*** Information shown ***

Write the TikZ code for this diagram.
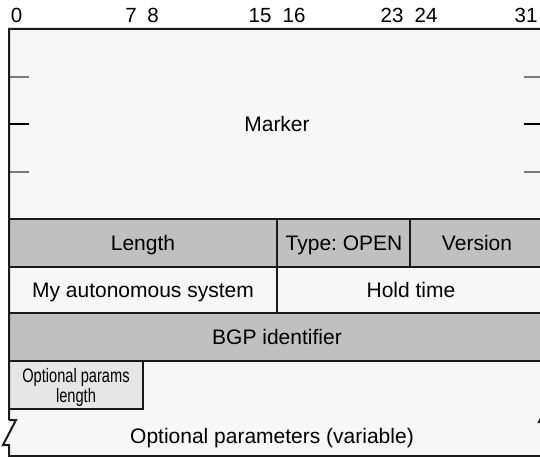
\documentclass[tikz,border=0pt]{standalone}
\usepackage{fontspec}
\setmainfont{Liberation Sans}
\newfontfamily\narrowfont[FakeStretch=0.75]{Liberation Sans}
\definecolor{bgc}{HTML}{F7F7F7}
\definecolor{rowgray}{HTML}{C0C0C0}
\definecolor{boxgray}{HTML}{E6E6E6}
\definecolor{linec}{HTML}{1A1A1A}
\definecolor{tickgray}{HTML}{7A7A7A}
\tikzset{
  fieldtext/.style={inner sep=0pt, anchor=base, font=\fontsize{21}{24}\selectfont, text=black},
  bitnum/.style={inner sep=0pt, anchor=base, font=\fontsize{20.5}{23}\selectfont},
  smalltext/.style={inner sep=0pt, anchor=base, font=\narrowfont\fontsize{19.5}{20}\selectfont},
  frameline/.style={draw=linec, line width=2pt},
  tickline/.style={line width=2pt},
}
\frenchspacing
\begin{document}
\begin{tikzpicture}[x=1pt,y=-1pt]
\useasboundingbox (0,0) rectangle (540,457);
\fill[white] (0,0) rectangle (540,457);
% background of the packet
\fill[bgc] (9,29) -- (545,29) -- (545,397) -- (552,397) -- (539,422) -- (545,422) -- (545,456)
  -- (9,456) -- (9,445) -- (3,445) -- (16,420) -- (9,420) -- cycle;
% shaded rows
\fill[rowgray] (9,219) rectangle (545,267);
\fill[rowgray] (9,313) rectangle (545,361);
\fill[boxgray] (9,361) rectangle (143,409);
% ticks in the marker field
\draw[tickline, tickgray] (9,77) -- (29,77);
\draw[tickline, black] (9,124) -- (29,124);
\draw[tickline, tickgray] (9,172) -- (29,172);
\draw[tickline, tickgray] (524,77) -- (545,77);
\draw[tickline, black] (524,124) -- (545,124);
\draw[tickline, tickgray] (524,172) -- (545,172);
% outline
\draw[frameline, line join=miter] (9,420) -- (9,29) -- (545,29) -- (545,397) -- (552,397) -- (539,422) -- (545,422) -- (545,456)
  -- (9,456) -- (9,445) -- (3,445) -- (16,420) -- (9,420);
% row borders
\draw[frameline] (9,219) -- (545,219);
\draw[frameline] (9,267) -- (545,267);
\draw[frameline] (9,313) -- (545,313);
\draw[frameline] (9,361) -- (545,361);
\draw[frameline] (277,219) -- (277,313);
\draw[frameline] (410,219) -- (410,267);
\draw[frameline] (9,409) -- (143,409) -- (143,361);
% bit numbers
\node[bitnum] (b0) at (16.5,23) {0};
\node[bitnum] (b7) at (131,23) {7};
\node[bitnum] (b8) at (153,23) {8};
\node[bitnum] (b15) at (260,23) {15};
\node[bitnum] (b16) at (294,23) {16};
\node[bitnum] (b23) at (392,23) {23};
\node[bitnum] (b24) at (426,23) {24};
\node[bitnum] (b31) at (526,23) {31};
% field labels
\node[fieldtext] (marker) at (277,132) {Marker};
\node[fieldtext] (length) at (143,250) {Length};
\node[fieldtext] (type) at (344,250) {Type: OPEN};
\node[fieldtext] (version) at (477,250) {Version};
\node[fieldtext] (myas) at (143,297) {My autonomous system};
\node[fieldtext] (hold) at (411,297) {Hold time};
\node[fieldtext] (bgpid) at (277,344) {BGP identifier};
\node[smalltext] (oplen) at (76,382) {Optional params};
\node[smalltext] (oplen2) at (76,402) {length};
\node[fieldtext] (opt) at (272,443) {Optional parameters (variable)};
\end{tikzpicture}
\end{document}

***

● Exercise details:
Repeat the full listing above exactly, with no pictures in the copy.

● Response:
Write the TikZ code for this diagram.
\documentclass[tikz,border=0pt]{standalone}
\usepackage{fontspec}
\setmainfont{Liberation Sans}
\newfontfamily\narrowfont[FakeStretch=0.75]{Liberation Sans}
\definecolor{bgc}{HTML}{F7F7F7}
\definecolor{rowgray}{HTML}{C0C0C0}
\definecolor{boxgray}{HTML}{E6E6E6}
\definecolor{linec}{HTML}{1A1A1A}
\definecolor{tickgray}{HTML}{7A7A7A}
\tikzset{
  fieldtext/.style={inner sep=0pt, anchor=base, font=\fontsize{21}{24}\selectfont, text=black},
  bitnum/.style={inner sep=0pt, anchor=base, font=\fontsize{20.5}{23}\selectfont},
  smalltext/.style={inner sep=0pt, anchor=base, font=\narrowfont\fontsize{19.5}{20}\selectfont},
  frameline/.style={draw=linec, line width=2pt},
  tickline/.style={line width=2pt},
}
\frenchspacing
\begin{document}
\begin{tikzpicture}[x=1pt,y=-1pt]
\useasboundingbox (0,0) rectangle (540,457);
\fill[white] (0,0) rectangle (540,457);
% background of the packet
\fill[bgc] (9,29) -- (545,29) -- (545,397) -- (552,397) -- (539,422) -- (545,422) -- (545,456)
  -- (9,456) -- (9,445) -- (3,445) -- (16,420) -- (9,420) -- cycle;
% shaded rows
\fill[rowgray] (9,219) rectangle (545,267);
\fill[rowgray] (9,313) rectangle (545,361);
\fill[boxgray] (9,361) rectangle (143,409);
% ticks in the marker field
\draw[tickline, tickgray] (9,77) -- (29,77);
\draw[tickline, black] (9,124) -- (29,124);
\draw[tickline, tickgray] (9,172) -- (29,172);
\draw[tickline, tickgray] (524,77) -- (545,77);
\draw[tickline, black] (524,124) -- (545,124);
\draw[tickline, tickgray] (524,172) -- (545,172);
% outline
\draw[frameline, line join=miter] (9,420) -- (9,29) -- (545,29) -- (545,397) -- (552,397) -- (539,422) -- (545,422) -- (545,456)
  -- (9,456) -- (9,445) -- (3,445) -- (16,420) -- (9,420);
% row borders
\draw[frameline] (9,219) -- (545,219);
\draw[frameline] (9,267) -- (545,267);
\draw[frameline] (9,313) -- (545,313);
\draw[frameline] (9,361) -- (545,361);
\draw[frameline] (277,219) -- (277,313);
\draw[frameline] (410,219) -- (410,267);
\draw[frameline] (9,409) -- (143,409) -- (143,361);
% bit numbers
\node[bitnum] (b0) at (16.5,23) {0};
\node[bitnum] (b7) at (131,23) {7};
\node[bitnum] (b8) at (153,23) {8};
\node[bitnum] (b15) at (260,23) {15};
\node[bitnum] (b16) at (294,23) {16};
\node[bitnum] (b23) at (392,23) {23};
\node[bitnum] (b24) at (426,23) {24};
\node[bitnum] (b31) at (526,23) {31};
% field labels
\node[fieldtext] (marker) at (277,132) {Marker};
\node[fieldtext] (length) at (143,250) {Length};
\node[fieldtext] (type) at (344,250) {Type: OPEN};
\node[fieldtext] (version) at (477,250) {Version};
\node[fieldtext] (myas) at (143,297) {My autonomous system};
\node[fieldtext] (hold) at (411,297) {Hold time};
\node[fieldtext] (bgpid) at (277,344) {BGP identifier};
\node[smalltext] (oplen) at (76,382) {Optional params};
\node[smalltext] (oplen2) at (76,402) {length};
\node[fieldtext] (opt) at (272,443) {Optional parameters (variable)};
\end{tikzpicture}
\end{document}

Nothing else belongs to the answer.